A vida prazerosa dos dias modernos já não distingue aquilo que é supérfluo daquilo que é essencial para uma vida digna. Fomos engolidos pelo vício do consumo. Tudo o que se necessita para bem viver está nas gôndolas do mercado ou nas passarelas do exibicionismo e da ostentação sem limites.
Há muito que o sentido da posse se sobrepõe à simplicidade de uma vida mais afeita às pequenas alegrias do dia-a-dia. Como se os bens materiais, o status, as baboseiras da moda, do consumismo, do supérfluo pudessem suplantar as verdadeiras riquezas que nos realizam plenamente.

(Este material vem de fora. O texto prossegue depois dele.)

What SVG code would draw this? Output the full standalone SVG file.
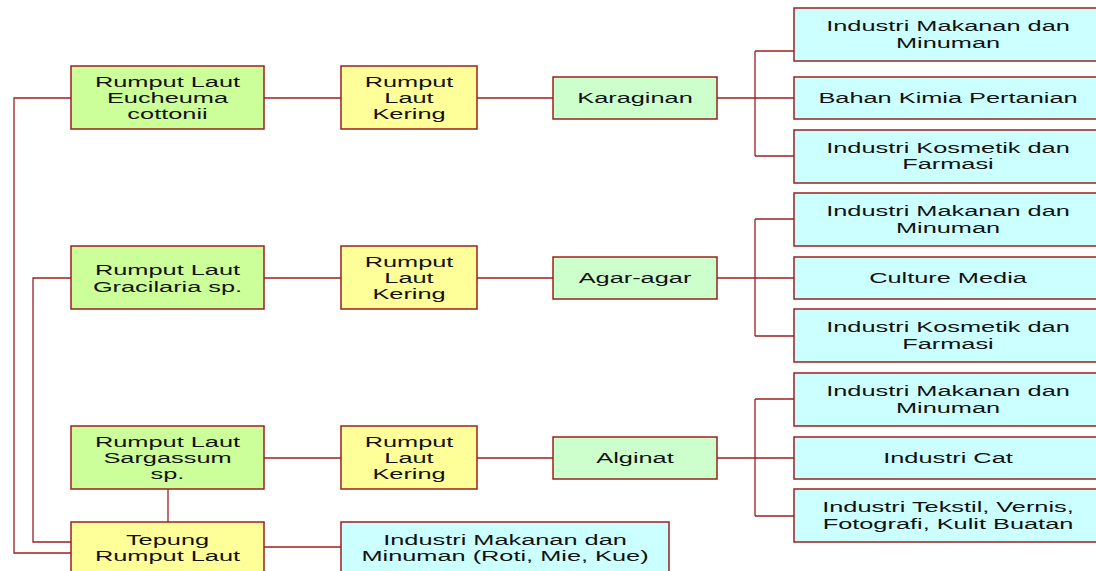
<svg xmlns="http://www.w3.org/2000/svg" width="1096" height="571" viewBox="0 0 1096 571">
<style>
rect{stroke:#9a2020;stroke-width:1.5}
.src{fill:#ccff99}
.dry{fill:#ffff99}
.prod{fill:#ccffcc}
.use{fill:#ccffff}
text{font-family:"Liberation Sans",Arial,sans-serif;font-size:15px;fill:#111;text-anchor:middle}
#connectors path{fill:none;stroke:#9a2020;stroke-width:1.3}
</style>
<rect x="0" y="0" width="1096" height="571" fill="#ffffff" style="stroke:none"/>
<g id="connectors">
<path d="M71,98 H14 V553 H71"/>
<path d="M71,278 H33 V542 H71"/>
<path d="M264,98 H341 M477,98 H553 M717,98 H794 M755,51 V156 M755,51 H794 M755,156 H794"/>
<path d="M264,278 H341 M477,278 H553 M717,278 H794 M755,219 V336 M755,219 H794 M755,336 H794"/>
<path d="M264,458 H341 M477,458 H553 M717,458 H794 M755,399 V516 M755,399 H794 M755,516 H794"/>
<path d="M168,489 V522"/>
<path d="M264,547 H341"/>
</g>
<g id="eucheuma"><rect class="src" x="71" y="66" width="193" height="63"/>
<text transform="translate(167.5 0) scale(1.69 1)"><tspan x="0" y="87">Rumput Laut</tspan><tspan x="0" y="103">Eucheuma</tspan><tspan x="0" y="119">cottonii</tspan></text></g>
<g id="kering1"><rect class="dry" x="341" y="66" width="136" height="63"/>
<text transform="translate(409 0) scale(1.69 1)"><tspan x="0" y="87">Rumput</tspan><tspan x="0" y="103">Laut</tspan><tspan x="0" y="119">Kering</tspan></text></g>
<g id="karaginan"><rect class="prod" x="553" y="77" width="164" height="42"/>
<text transform="translate(635 0) scale(1.69 1)" y="103.5">Karaginan</text></g>
<g id="k-use1"><rect class="use" x="794" y="8" width="310" height="53"/>
<text transform="translate(948 0) scale(1.69 1)"><tspan x="0" y="31.5">Industri Makanan dan</tspan><tspan x="0" y="48">Minuman</tspan></text></g>
<g id="k-use2"><rect class="use" x="794" y="77" width="310" height="42"/>
<text transform="translate(948 0) scale(1.69 1)" y="103.5">Bahan Kimia Pertanian</text></g>
<g id="k-use3"><rect class="use" x="794" y="130" width="310" height="53"/>
<text transform="translate(948 0) scale(1.69 1)"><tspan x="0" y="153">Industri Kosmetik dan</tspan><tspan x="0" y="169.5">Farmasi</tspan></text></g>

<g id="gracilaria"><rect class="src" x="71" y="246" width="193" height="63"/>
<text transform="translate(167.5 0) scale(1.69 1)"><tspan x="0" y="275">Rumput Laut</tspan><tspan x="0" y="292">Gracilaria sp.</tspan></text></g>
<g id="kering2"><rect class="dry" x="341" y="246" width="136" height="63"/>
<text transform="translate(409 0) scale(1.69 1)"><tspan x="0" y="267">Rumput</tspan><tspan x="0" y="283">Laut</tspan><tspan x="0" y="299">Kering</tspan></text></g>
<g id="agar"><rect class="prod" x="553" y="257" width="164" height="42"/>
<text transform="translate(635 0) scale(1.69 1)" y="283.5">Agar-agar</text></g>
<g id="a-use1"><rect class="use" x="794" y="193" width="310" height="53"/>
<text transform="translate(948 0) scale(1.69 1)"><tspan x="0" y="216.5">Industri Makanan dan</tspan><tspan x="0" y="233">Minuman</tspan></text></g>
<g id="a-use2"><rect class="use" x="794" y="257" width="310" height="42"/>
<text transform="translate(948 0) scale(1.69 1)" y="283.5">Culture Media</text></g>
<g id="a-use3"><rect class="use" x="794" y="309" width="310" height="53"/>
<text transform="translate(948 0) scale(1.69 1)"><tspan x="0" y="332.5">Industri Kosmetik dan</tspan><tspan x="0" y="349">Farmasi</tspan></text></g>

<g id="sargassum"><rect class="src" x="71" y="426" width="193" height="63"/>
<text transform="translate(167.5 0) scale(1.69 1)"><tspan x="0" y="447">Rumput Laut</tspan><tspan x="0" y="463.5">Sargassum</tspan><tspan x="0" y="479.5">sp.</tspan></text></g>
<g id="kering3"><rect class="dry" x="341" y="426" width="136" height="63"/>
<text transform="translate(409 0) scale(1.69 1)"><tspan x="0" y="447">Rumput</tspan><tspan x="0" y="463.5">Laut</tspan><tspan x="0" y="479.5">Kering</tspan></text></g>
<g id="alginat"><rect class="prod" x="553" y="437" width="164" height="42"/>
<text transform="translate(635 0) scale(1.69 1)" y="463.5">Alginat</text></g>
<g id="s-use1"><rect class="use" x="794" y="373" width="310" height="53"/>
<text transform="translate(948 0) scale(1.69 1)"><tspan x="0" y="396.5">Industri Makanan dan</tspan><tspan x="0" y="413">Minuman</tspan></text></g>
<g id="s-use2"><rect class="use" x="794" y="437" width="310" height="42"/>
<text transform="translate(948 0) scale(1.69 1)" y="463.5">Industri Cat</text></g>
<g id="s-use3"><rect class="use" x="794" y="489" width="310" height="53"/>
<text transform="translate(948 0) scale(1.69 1)"><tspan x="0" y="512.5">Industri Tekstil, Vernis,</tspan><tspan x="0" y="529">Fotografi, Kulit Buatan</tspan></text></g>

<g id="tepung"><rect class="dry" x="71" y="522" width="193" height="63"/>
<text transform="translate(167.5 0) scale(1.69 1)"><tspan x="0" y="545">Tepung</tspan><tspan x="0" y="561.5">Rumput Laut</tspan></text></g>
<g id="roti"><rect class="use" x="341" y="522" width="328" height="63"/>
<text transform="translate(505 0) scale(1.69 1)"><tspan x="0" y="545">Industri Makanan dan</tspan><tspan x="0" y="561.5">Minuman (Roti, Mie, Kue)</tspan></text></g>
</svg>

Estamos empanturrados com guloseimas coloridas que a sociedade de consumo nos enfia goela abaixo, diuturnamente, sem, no entanto, proporcionar a saciedade que nosso coração exige. O supérfluo intoxica e engorda a ambição, mas entorpece nossa famélica alma, prisioneira que está dentre as quinquilharias de uma sociedade consumista por excelência. Perdemos o referencial da verdadeira riqueza, aquela que dá sentido à nossa vida.

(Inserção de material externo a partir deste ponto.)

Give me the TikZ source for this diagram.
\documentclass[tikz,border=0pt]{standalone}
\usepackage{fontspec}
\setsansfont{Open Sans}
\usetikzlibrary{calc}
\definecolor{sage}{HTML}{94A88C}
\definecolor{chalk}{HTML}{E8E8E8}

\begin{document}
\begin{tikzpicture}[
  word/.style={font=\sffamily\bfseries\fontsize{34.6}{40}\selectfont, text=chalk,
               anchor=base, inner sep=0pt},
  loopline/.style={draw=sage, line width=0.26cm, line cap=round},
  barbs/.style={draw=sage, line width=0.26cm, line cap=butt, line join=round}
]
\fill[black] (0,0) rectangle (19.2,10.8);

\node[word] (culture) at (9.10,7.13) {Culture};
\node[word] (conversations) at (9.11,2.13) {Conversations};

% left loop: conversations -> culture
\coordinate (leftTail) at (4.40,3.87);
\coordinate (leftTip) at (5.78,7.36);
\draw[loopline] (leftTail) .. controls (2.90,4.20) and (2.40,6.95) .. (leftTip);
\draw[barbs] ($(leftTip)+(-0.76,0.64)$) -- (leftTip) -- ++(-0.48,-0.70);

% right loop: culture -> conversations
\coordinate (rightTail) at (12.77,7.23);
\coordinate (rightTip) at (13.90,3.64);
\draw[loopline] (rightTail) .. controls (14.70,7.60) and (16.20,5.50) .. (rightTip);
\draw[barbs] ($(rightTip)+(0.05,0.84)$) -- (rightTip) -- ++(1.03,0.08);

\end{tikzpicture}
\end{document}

‘Recentemente, papa Francisco comentou: “Por que comprar um relógio caro, quando aquele mais simples e barato marca as horas da mesma maneira”? Por que gastar mais com um produto de marca, quando o similar é tão eficiente quanto o outro? Por que um caixão de luxo, quando debaixo da terra seremos pó como qualquer indigente enterrado em simples mortalha?E assim por diante.

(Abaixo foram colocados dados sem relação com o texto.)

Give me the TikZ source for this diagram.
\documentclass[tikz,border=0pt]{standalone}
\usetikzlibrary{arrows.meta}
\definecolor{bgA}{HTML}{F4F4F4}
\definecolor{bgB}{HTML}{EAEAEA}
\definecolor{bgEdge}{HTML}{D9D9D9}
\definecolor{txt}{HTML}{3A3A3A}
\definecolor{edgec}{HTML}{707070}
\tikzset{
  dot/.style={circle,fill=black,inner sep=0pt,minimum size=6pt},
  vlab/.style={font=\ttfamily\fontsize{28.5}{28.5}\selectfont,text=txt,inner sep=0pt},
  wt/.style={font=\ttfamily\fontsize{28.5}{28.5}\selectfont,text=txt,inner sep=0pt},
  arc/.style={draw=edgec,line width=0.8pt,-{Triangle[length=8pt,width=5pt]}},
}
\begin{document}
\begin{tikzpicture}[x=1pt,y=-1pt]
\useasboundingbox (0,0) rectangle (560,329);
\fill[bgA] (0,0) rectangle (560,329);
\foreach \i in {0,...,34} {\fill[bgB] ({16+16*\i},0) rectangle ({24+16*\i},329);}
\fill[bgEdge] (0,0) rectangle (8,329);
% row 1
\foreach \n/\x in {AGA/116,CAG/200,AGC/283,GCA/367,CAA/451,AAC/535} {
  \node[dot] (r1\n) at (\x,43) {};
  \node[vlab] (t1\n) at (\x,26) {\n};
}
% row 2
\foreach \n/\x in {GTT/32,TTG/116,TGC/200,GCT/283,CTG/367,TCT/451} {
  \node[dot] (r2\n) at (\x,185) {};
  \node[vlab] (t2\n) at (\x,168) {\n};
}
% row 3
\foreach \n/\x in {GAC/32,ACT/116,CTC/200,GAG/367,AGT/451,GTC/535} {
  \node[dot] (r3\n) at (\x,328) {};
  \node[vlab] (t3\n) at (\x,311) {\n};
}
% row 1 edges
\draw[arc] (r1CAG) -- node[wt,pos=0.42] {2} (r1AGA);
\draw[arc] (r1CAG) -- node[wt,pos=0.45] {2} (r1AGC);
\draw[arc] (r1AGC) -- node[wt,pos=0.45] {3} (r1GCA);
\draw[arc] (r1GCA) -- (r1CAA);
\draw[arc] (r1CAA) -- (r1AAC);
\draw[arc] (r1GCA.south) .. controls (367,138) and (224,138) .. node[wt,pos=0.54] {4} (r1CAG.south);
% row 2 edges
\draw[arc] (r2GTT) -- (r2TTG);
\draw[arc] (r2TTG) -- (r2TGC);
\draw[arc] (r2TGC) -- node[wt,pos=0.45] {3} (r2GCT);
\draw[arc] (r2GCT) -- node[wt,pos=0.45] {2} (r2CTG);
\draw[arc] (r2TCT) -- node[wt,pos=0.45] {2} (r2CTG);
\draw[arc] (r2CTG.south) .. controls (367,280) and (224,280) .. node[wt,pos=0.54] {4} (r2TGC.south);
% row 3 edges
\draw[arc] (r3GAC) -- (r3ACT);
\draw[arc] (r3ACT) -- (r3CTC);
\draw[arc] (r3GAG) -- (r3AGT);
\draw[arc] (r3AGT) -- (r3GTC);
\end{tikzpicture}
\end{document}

A verdade é que o sentido de riqueza terrena, de competitividade social, de posse e poder estão cegando a vida humana, onde aquele que tem mais se acha superior, merecedor de distinções e exige ser respeitado e venerado na proporção dos bens que amealhou. Já não enxerga o ridículo da própria existência.
Seu coração e sua mente estão aprisionados pela fixação no ter, no prazer… Desconhecem a simplicidade e a beleza do ser, contemplar, agradecer pelo privilégio da vida. Uma vítima das últimas enchentes em São Paulo perdeu tudo o que tinha – casa, roupas, alimentos (uma das filhas perdeu um pé), mas ainda dava graças a Deus por não perder sua maior riqueza, a vida. “Posso recomeçar do zero”, dizia com a alma em júbilo.
Já uma história que me parece fictícia, mas bem ilustrativa, nos fala de um pai rico, dono de inestimável fortuna e poderes políticos, que resolveu levar seu filho único para conhecer o mundo dos pobres. Levou-o a uma comunidade bem carente, desejando que seu filho pudesse descobrir o quão triste é a vida dos empobrecidos e assim dar maior valor à própria riqueza. Um dia depois, foi buscá-lo. Perguntou de imediato: “Aprendeu, meu filho, a diferença entre pobres e ricos?”.
O filho foi logo dizendo: “Sim, meu pai, hoje descobri o valor da riqueza verdadeira, porque enquanto vivo prisioneiro na nossa mansão, dentro de um mirrado jardim, eles têm uma floresta inteira para explorar; enquanto tenho um quarto só para mim, que depende de complicados sistemas de iluminação e ventilação, eles tem a brisa refrescante da natureza e a luz da lua, das estrelas a iluminar suas vidas; enquanto dependo de tecnologia para ouvir boa música, eles ouvem o canto dos pássaros e os sons dos répteis na lagoa; enquanto me alimento com enlatados e produtos industrializados, eles colhem frutos nos pés… Sim, pai, hoje percebi o quão pobres somos!
Saudades do café moído na hora, da carne conservada em gordura animal, do leite gordo e cru bebido na caneca da mangueira, do queijo depurado no estaleiro do alpendre, da água pura na mina, da alface, do agrião, da batata doce sem agrotóxicos! Saudades da simplicidade, da pureza cabocla, da riqueza sem ostentação… Dias felizes, sem os grilhões da modernidade!
Deixemos o que nos é supérfluo, mas busquemos o essencial. “Pois não trouxemos nada para o mundo, e dele nada poderemos levar. Se temos o que comer e com que nos vestir, fiquemos contentes com isso. Aqueles, porém, que querem tornar-se ricos, caem na armadilha da tentação e em muitos desejos insensatos e perniciosos, que fazem os homens afundarem na ruína e perdição” (1 Tim 6, 7-9). Lembrem-se: o essencial é invisível aos olhos… da alma justa.